Chief Justice John Roberts and Justice Samuel Alito were both DOJ lawyers during that “searing experience,” said John Yoo, a law professor at the University of California-Berkeley who advanced the unitary executive theory as a DOJ lawyer during the George W. Bush administration.

“They were from the world where they attributed a lot of the excesses of the special counsel as violating Article II,” Yoo said. “The 80s special counsel experience really scarred them.”

Roberts authored the majority opinions in Trump v. US, Seila Law, and Free Enterprise Fund; Alito penned the court’s opinion in Collins.

The Fed Problem

While prior rulings suggest that the Supreme Court will kill Humphrey’s Executor if given the chance, legal scholars also raised the possibility that the court continues its incremental approach on removal power.

Roberts was careful in Seila Law to say that the FTC commissioners in 1935 could have removal protections because they didn’t exercise executive power, said Steven Calabresi, a law professor at Northwestern University.

The chief justice could lead a majority that allows Trump’s NLRB firing on the grounds that board members exercise executive power, and leave Humphrey’s Executor in its current form, said Calabresi, a leading proponent of the unitary executive theory.
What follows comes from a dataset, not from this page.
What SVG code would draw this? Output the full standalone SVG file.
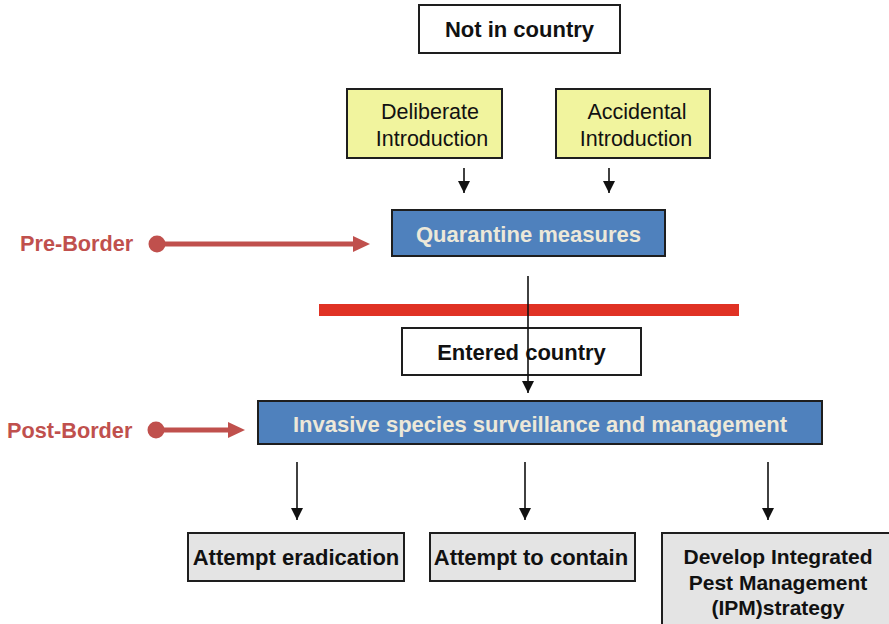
<svg xmlns="http://www.w3.org/2000/svg" width="889" height="624" viewBox="0 0 889 624">
  <style>
    .box { stroke: #1e1e1e; stroke-width: 2; }
    .white { fill: #ffffff; }
    .yellow { fill: #f1f49e; }
    .blue { fill: #4f81bd; }
    .grey { fill: #e4e4e4; }
    .bold { font-family: "Liberation Sans", Arial, sans-serif; font-weight: bold; font-size: 22px; text-anchor: middle; fill: #111111; }
    .small { font-size: 21px; }
    .plain { font-family: "Liberation Sans", Arial, sans-serif; font-size: 21.5px; text-anchor: middle; fill: #111111; }
    .onblue { fill: #ece8d9; }
    .side { font-family: "Liberation Sans", Arial, sans-serif; font-weight: bold; font-size: 21.7px; fill: #c0504d; }
    .flow { stroke: #111111; stroke-width: 1.6; fill: none; }
    .entry { stroke: #c0504d; stroke-width: 5; fill: none; }
  </style>
  <defs>
    <marker id="arrow" viewBox="0 0 12 12" refX="12" refY="6" markerWidth="12" markerHeight="12" markerUnits="userSpaceOnUse" orient="auto">
      <path d="M0,0 L12,6 L0,12 z" fill="#111111"/>
    </marker>
    <marker id="redArrow" viewBox="0 0 17 16" refX="0" refY="8" markerWidth="17" markerHeight="16" markerUnits="userSpaceOnUse" orient="auto">
      <path d="M0,0 L17,8 L0,16 z" fill="#c0504d"/>
    </marker>
  </defs>

  <!-- border line between pre- and post-entry stages -->
  <rect x="319" y="304" width="420" height="12" fill="#e03224"/>

  <g id="not-in-country">
    <rect class="box white" x="419" y="5" width="201" height="48"/>
    <text class="bold" x="519.5" y="37">Not in country</text>
  </g>

  <g id="deliberate-introduction">
    <rect class="box yellow" x="347" y="89" width="155" height="69"/>
    <text class="plain" x="430" y="119">Deliberate</text>
    <text class="plain" x="432" y="146">Introduction</text>
  </g>

  <g id="accidental-introduction">
    <rect class="box yellow" x="556" y="89" width="154" height="69"/>
    <text class="plain" x="637" y="119">Accidental</text>
    <text class="plain" x="636" y="146">Introduction</text>
  </g>

  <g id="quarantine-measures">
    <rect class="box blue" x="392" y="210" width="273" height="46"/>
    <text class="bold onblue" x="528.5" y="242">Quarantine measures</text>
  </g>

  <g id="entered-country">
    <rect class="box white" x="402" y="328" width="239" height="47"/>
    <text class="bold" x="521.5" y="360">Entered country</text>
  </g>

  <g id="surveillance-management">
    <rect class="box blue" x="258" y="401" width="564" height="43"/>
    <text class="bold onblue" x="540" y="432">Invasive species surveillance and management</text>
  </g>

  <g id="attempt-eradication">
    <rect class="box grey" x="188" y="533" width="216" height="48"/>
    <text class="bold" x="296" y="565">Attempt eradication</text>
  </g>

  <g id="attempt-contain">
    <rect class="box grey" x="430" y="533" width="205" height="48"/>
    <text class="bold" x="531" y="565">Attempt to contain</text>
  </g>

  <g id="ipm-strategy">
    <rect class="box grey" x="662" y="533" width="240" height="100"/>
    <text class="bold small" x="778" y="564">Develop Integrated</text>
    <text class="bold small" x="778" y="590">Pest Management</text>
    <text class="bold small" x="778" y="615">(IPM)strategy</text>
  </g>

  <g id="pre-border">
    <text class="side" x="20" y="251">Pre-Border</text>
  </g>

  <g id="post-border">
    <text class="side" x="7" y="438">Post-Border</text>
  </g>

  <g id="connectors">
    <line class="flow" x1="464" y1="168" x2="464" y2="193" marker-end="url(#arrow)"/>
    <line class="flow" x1="609" y1="168" x2="609" y2="193" marker-end="url(#arrow)"/>
    <line class="flow" x1="528" y1="276" x2="528" y2="393" marker-end="url(#arrow)"/>
    <line class="flow" x1="297" y1="462" x2="297" y2="520" marker-end="url(#arrow)"/>
    <line class="flow" x1="525" y1="462" x2="525" y2="520" marker-end="url(#arrow)"/>
    <line class="flow" x1="768" y1="462" x2="768" y2="520" marker-end="url(#arrow)"/>

    <circle cx="157" cy="244" r="8.5" fill="#c0504d"/>
    <line class="entry" x1="157" y1="244" x2="353" y2="244" marker-end="url(#redArrow)"/>
    <circle cx="156" cy="430" r="8.5" fill="#c0504d"/>
    <line class="entry" x1="156" y1="430" x2="228" y2="430" marker-end="url(#redArrow)"/>
  </g>
</svg>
Endorsing Trump’s removals based on agency officials’ executive power would let the court avoid explicitly exposing Federal Reserve Board members to at-will termination—otherwise the court would face the difficult task of crafting a Fed exception for a post-Humphrey’s Executor landscape to protect it.

For his part, Trump signaled support for the Fed’s autonomy by excluding it from his executive order on control of independent agencies.

But White House control of other financial regulatory agencies could significantly destabilize markets even if the Fed remains independent, said Victoria Nourse, a professor at Georgetown Law.

“It’s not just about the Fed,” she said.